* REQUEST
Omit all images. Transcribe the rest of the material below exactly.

* STORED DATA
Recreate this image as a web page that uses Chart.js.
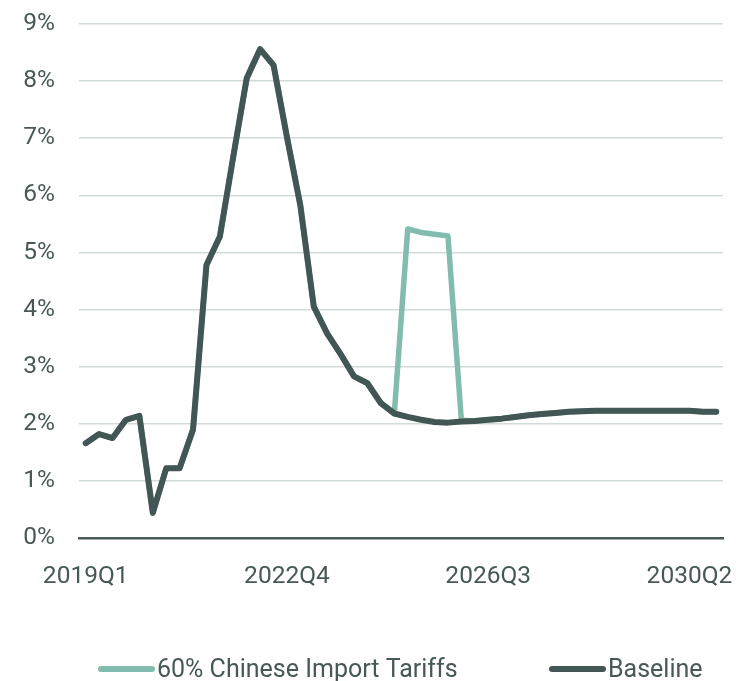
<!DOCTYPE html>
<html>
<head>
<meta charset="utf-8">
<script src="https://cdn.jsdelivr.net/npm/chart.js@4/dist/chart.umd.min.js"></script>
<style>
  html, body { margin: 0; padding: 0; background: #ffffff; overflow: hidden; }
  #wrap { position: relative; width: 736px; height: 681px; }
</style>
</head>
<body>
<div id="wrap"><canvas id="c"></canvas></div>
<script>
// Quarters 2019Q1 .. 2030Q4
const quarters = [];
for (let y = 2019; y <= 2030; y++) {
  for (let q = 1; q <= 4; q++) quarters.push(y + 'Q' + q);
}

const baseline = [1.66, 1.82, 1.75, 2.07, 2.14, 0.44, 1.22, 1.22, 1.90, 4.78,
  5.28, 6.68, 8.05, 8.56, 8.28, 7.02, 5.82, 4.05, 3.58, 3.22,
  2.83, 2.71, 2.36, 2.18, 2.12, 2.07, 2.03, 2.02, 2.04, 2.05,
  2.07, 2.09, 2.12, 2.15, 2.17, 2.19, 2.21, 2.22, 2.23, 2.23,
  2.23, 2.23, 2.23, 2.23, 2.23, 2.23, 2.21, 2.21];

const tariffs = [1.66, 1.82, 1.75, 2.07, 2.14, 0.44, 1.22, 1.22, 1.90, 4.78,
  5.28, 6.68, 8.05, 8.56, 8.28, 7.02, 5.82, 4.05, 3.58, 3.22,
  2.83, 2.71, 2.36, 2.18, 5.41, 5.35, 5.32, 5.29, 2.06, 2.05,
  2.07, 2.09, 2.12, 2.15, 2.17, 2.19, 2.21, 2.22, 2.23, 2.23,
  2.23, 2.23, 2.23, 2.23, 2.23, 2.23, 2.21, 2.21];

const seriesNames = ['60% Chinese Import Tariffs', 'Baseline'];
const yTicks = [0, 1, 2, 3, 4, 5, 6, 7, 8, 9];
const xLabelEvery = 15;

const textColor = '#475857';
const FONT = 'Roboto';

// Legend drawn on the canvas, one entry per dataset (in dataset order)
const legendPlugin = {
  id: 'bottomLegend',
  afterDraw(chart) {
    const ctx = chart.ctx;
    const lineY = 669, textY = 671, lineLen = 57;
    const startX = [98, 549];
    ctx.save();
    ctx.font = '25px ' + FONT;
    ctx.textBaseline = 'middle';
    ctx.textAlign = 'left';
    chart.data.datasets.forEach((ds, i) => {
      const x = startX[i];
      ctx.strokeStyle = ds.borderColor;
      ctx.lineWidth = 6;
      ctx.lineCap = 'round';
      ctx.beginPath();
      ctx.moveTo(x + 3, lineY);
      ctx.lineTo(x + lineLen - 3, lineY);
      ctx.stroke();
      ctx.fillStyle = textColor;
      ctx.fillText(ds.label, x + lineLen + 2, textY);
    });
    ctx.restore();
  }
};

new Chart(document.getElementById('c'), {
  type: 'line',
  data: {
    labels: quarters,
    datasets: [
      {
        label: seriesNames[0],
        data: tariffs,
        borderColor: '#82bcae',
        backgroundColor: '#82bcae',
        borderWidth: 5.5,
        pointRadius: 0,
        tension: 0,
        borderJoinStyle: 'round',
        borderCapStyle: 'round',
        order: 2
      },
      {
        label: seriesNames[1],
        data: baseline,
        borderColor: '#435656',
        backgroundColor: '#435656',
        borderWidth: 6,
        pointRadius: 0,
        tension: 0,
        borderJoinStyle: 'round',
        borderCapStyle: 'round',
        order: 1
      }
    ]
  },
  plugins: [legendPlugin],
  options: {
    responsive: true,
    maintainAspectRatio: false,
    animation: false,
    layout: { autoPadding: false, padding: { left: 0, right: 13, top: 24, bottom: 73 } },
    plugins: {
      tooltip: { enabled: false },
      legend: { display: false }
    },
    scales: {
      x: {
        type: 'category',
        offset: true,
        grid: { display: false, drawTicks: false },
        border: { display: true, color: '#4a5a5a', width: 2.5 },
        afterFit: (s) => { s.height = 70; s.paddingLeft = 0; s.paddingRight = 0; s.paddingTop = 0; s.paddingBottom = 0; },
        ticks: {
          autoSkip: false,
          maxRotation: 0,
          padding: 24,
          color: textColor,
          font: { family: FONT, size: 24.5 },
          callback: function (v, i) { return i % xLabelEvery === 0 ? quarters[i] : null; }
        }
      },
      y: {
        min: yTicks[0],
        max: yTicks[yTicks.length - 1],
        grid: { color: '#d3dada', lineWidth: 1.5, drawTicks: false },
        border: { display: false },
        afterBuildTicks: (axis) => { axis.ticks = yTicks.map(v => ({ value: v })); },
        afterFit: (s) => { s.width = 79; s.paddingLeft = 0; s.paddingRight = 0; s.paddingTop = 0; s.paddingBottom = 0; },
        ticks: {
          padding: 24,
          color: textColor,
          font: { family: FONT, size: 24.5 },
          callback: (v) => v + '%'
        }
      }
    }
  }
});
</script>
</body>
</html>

* RESPONSE
Recreate this image as a web page that uses Chart.js.
<!DOCTYPE html>
<html>
<head>
<meta charset="utf-8">
<script src="https://cdn.jsdelivr.net/npm/chart.js@4/dist/chart.umd.min.js"></script>
<style>
  html, body { margin: 0; padding: 0; background: #ffffff; overflow: hidden; }
  #wrap { position: relative; width: 736px; height: 681px; }
</style>
</head>
<body>
<div id="wrap"><canvas id="c"></canvas></div>
<script>
// Quarters 2019Q1 .. 2030Q4
const quarters = [];
for (let y = 2019; y <= 2030; y++) {
  for (let q = 1; q <= 4; q++) quarters.push(y + 'Q' + q);
}

const baseline = [1.66, 1.82, 1.75, 2.07, 2.14, 0.44, 1.22, 1.22, 1.90, 4.78,
  5.28, 6.68, 8.05, 8.56, 8.28, 7.02, 5.82, 4.05, 3.58, 3.22,
  2.83, 2.71, 2.36, 2.18, 2.12, 2.07, 2.03, 2.02, 2.04, 2.05,
  2.07, 2.09, 2.12, 2.15, 2.17, 2.19, 2.21, 2.22, 2.23, 2.23,
  2.23, 2.23, 2.23, 2.23, 2.23, 2.23, 2.21, 2.21];

const tariffs = [1.66, 1.82, 1.75, 2.07, 2.14, 0.44, 1.22, 1.22, 1.90, 4.78,
  5.28, 6.68, 8.05, 8.56, 8.28, 7.02, 5.82, 4.05, 3.58, 3.22,
  2.83, 2.71, 2.36, 2.18, 5.41, 5.35, 5.32, 5.29, 2.06, 2.05,
  2.07, 2.09, 2.12, 2.15, 2.17, 2.19, 2.21, 2.22, 2.23, 2.23,
  2.23, 2.23, 2.23, 2.23, 2.23, 2.23, 2.21, 2.21];

const seriesNames = ['60% Chinese Import Tariffs', 'Baseline'];
const yTicks = [0, 1, 2, 3, 4, 5, 6, 7, 8, 9];
const xLabelEvery = 15;

const textColor = '#475857';
const FONT = 'Roboto';

// Legend drawn on the canvas, one entry per dataset (in dataset order)
const legendPlugin = {
  id: 'bottomLegend',
  afterDraw(chart) {
    const ctx = chart.ctx;
    const lineY = 669, textY = 671, lineLen = 57;
    const startX = [98, 549];
    ctx.save();
    ctx.font = '25px ' + FONT;
    ctx.textBaseline = 'middle';
    ctx.textAlign = 'left';
    chart.data.datasets.forEach((ds, i) => {
      const x = startX[i];
      ctx.strokeStyle = ds.borderColor;
      ctx.lineWidth = 6;
      ctx.lineCap = 'round';
      ctx.beginPath();
      ctx.moveTo(x + 3, lineY);
      ctx.lineTo(x + lineLen - 3, lineY);
      ctx.stroke();
      ctx.fillStyle = textColor;
      ctx.fillText(ds.label, x + lineLen + 2, textY);
    });
    ctx.restore();
  }
};

new Chart(document.getElementById('c'), {
  type: 'line',
  data: {
    labels: quarters,
    datasets: [
      {
        label: seriesNames[0],
        data: tariffs,
        borderColor: '#82bcae',
        backgroundColor: '#82bcae',
        borderWidth: 5.5,
        pointRadius: 0,
        tension: 0,
        borderJoinStyle: 'round',
        borderCapStyle: 'round',
        order: 2
      },
      {
        label: seriesNames[1],
        data: baseline,
        borderColor: '#435656',
        backgroundColor: '#435656',
        borderWidth: 6,
        pointRadius: 0,
        tension: 0,
        borderJoinStyle: 'round',
        borderCapStyle: 'round',
        order: 1
      }
    ]
  },
  plugins: [legendPlugin],
  options: {
    responsive: true,
    maintainAspectRatio: false,
    animation: false,
    layout: { autoPadding: false, padding: { left: 0, right: 13, top: 24, bottom: 73 } },
    plugins: {
      tooltip: { enabled: false },
      legend: { display: false }
    },
    scales: {
      x: {
        type: 'category',
        offset: true,
        grid: { display: false, drawTicks: false },
        border: { display: true, color: '#4a5a5a', width: 2.5 },
        afterFit: (s) => { s.height = 70; s.paddingLeft = 0; s.paddingRight = 0; s.paddingTop = 0; s.paddingBottom = 0; },
        ticks: {
          autoSkip: false,
          maxRotation: 0,
          padding: 24,
          color: textColor,
          font: { family: FONT, size: 24.5 },
          callback: function (v, i) { return i % xLabelEvery === 0 ? quarters[i] : null; }
        }
      },
      y: {
        min: yTicks[0],
        max: yTicks[yTicks.length - 1],
        grid: { color: '#d3dada', lineWidth: 1.5, drawTicks: false },
        border: { display: false },
        afterBuildTicks: (axis) => { axis.ticks = yTicks.map(v => ({ value: v })); },
        afterFit: (s) => { s.width = 79; s.paddingLeft = 0; s.paddingRight = 0; s.paddingTop = 0; s.paddingBottom = 0; },
        ticks: {
          padding: 24,
          color: textColor,
          font: { family: FONT, size: 24.5 },
          callback: (v) => v + '%'
        }
      }
    }
  }
});
</script>
</body>
</html>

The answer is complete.